Aila Boyd and Lisa King
Last year marked Amanda Livingston’s first full year as executive director of the Salem-Roanoke County Chamber of Commerce after having joined the chamber in October 2022.
Livingston describes her first year as being “great” and reports that she’s excited about the chamber’s growth.
“I’ve been spending a lot of time just getting out in Salem and Roanoke County, just introducing myself and meeting people, introducing the chamber and also spending a lot of time with existing chamber members, trying to engage with them and listening to what their needs are,” she said.
One area of focus, she said, has been meeting with small business owners. In fact, about 50% of the membership has fewer than five full-time employees.
“Everything I have done this past year has been focused on the value proposition. Really, when it’s time for members to write that check for their annual dues, I want them to feel really good about it,” she said. “I want them to feel like it is worth every penny, and then some. That’s my thought when I think about all of our different programs, seminars; our entire program of work, that’s my mantra if you will.”
Additionally, Livingston said all members want to know that their membership is valuable.
“That means different things to different people. Some people want to use the chamber to help grow their business, other people are really looking for networking opportunities,” she said. “In a nutshell, people want the chamber to help them with their professional goals and the goals of their companies. And so that is what we really focus on. One of our most popular series is our Business Advocacy Breakfasts, which we have had an excellent turn out for, it’s very popular. It’s really a different topic every other month. One of our more popular topics is getting elected officials in, giving our members access to them to be able to listen but also to ask questions. Our engagement with our members is up over 200% in terms of attending events and connecting with us on socials.”

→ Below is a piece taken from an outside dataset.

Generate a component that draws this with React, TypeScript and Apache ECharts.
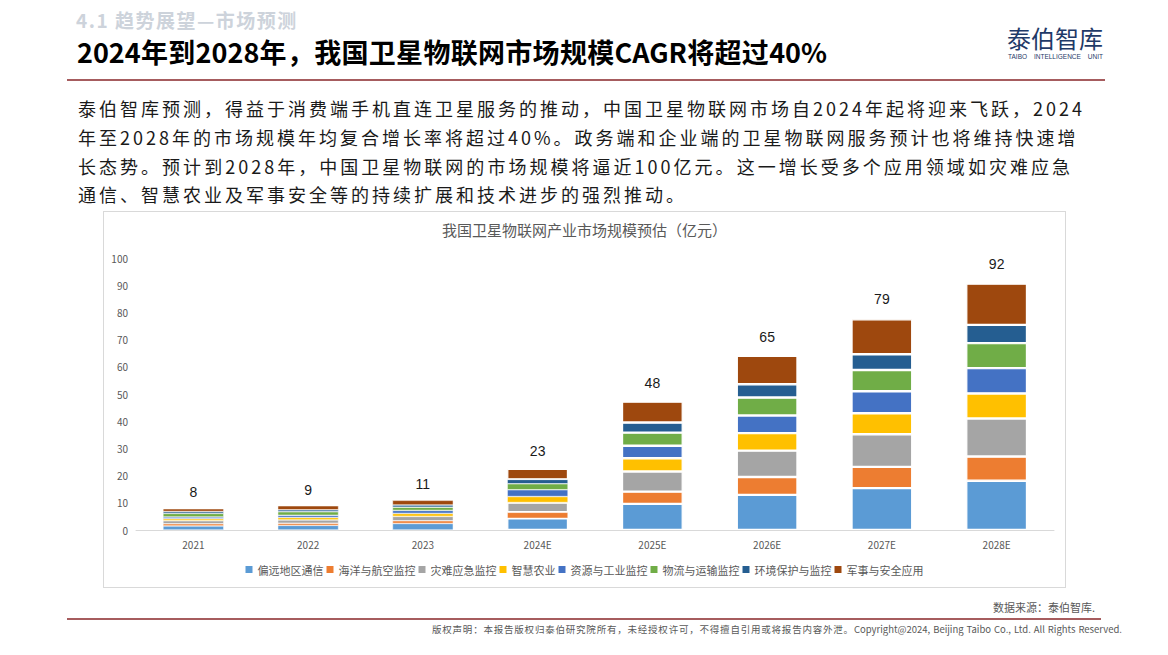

As of October, Livingston said there have been 95 new members since January 2023, which is an increase of 30.8%. The chamber has a 98% retention rate, only losing eight of 403 members. Attendees for 2023 rose considerably, Livingston said, going from 622 in 2022 to 1,604 in 2023. All in all, revenues and profit are both way up in comparison. All of which makes Livingston very proud and she is looking forward to hitting the 500 mark for memberships.
Additionally, the chamber office was renovated last year. The old carpet and wallpaper were removed and replaced with new vinyl flooring and fresh paint.
The chamber is celebrating its 90th anniversary this year, which Livingston described as “a big year.”
The chamber is comprised of Livingston and Lucie Benevise, the marketing coordinator. While Benevise handles the day-to-day operations, bookkeeping, marketing, socials and web design, Livingston is able be in the field.
When asked how she’s settled into her position, Livingston said, “It’s been great, I feel like I’m really starting to figure things out. It’s very dynamic. I feel like every day is different, I really enjoy it. I feel like I am kind of a people-person, so this feels like it fits my personality type. I now have one year under my belt and feel like I have a better feel for the position.”
Livingston, a Roanoke County resident, worked in real estate before joining the chamber, holding licenses in Virginia and South Carolina. While in South Carolina, she was a real estate salesperson for a development company. Prior to her work in real estate, she worked at Jackson Hewitt Tax Service, Inc. for 21 years. Her title at the time of her departure was that of division vice president.
She received an undergraduate degree in speech and communications from the University of Rhode Island.